There is a trade-off, though. Multi-format publishing can easily drift into repetition if every asset says the same thing. The stronger approach is to let each format earn its keep. Audio can carry personality and nuance. Written articles can sharpen the key ideas and make discovery easier. A newsletter can surface timely inspiration without shouting for attention.
What this means for travel brands and creators
Travel publishers do not need more noise. They need a clearer editorial spine. The brands likely to stand out are the ones that know what kind of access they offer. Are they brilliant at local voices? At underappreciated destinations? At intelligent trip inspiration for people who have already done the obvious city breaks?

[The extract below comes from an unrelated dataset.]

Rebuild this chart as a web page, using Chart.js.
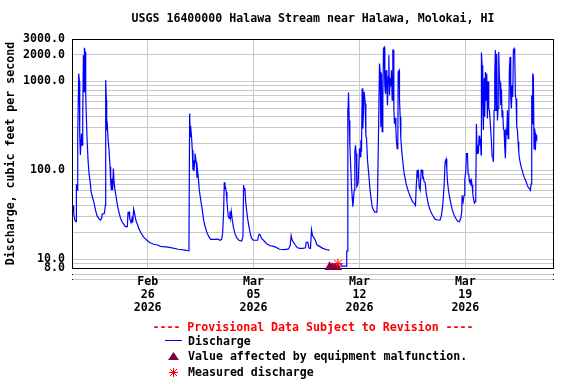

That clarity matters because the competition is no longer just other publishers. It is the endless stream of crowd-sourced advice, algorithm-friendly clips and AI-generated sameness. The answer is not to mimic any of that more efficiently. It is to sound more human, more selective and more trustworthy.
For a brand such as Destination Unlocked, that means leaning into the advantage of conversation. A destination becomes more vivid when introduced by someone who knows its corners, contradictions and pleasures well. The best travel media increasingly behaves less like a brochure and more like a very good recommendation from a very well-travelled friend.
Where travel storytelling goes next
Expect more emphasis on credibility, more appetite for specialist voices, and less tolerance for generic destination fluff dressed up as inspiration. Expect travellers to keep seeking stories that narrow the field rather than widen it endlessly. And expect the best publishers to treat discovery as an editorial act, not merely a distribution problem.
There will always be room for the classic guide, just as there will always be room for a beautiful photograph that makes you consider booking a flight before you’ve had your tea. But the richer opportunity lies in helping people understand what a place feels like, who can illuminate it best, and why it deserves attention now.
That is where travel storytelling earns its keep – not by telling people that the world is worth seeing, which they already know, but by showing them which corner to look at next, and whose voice to trust when they get there.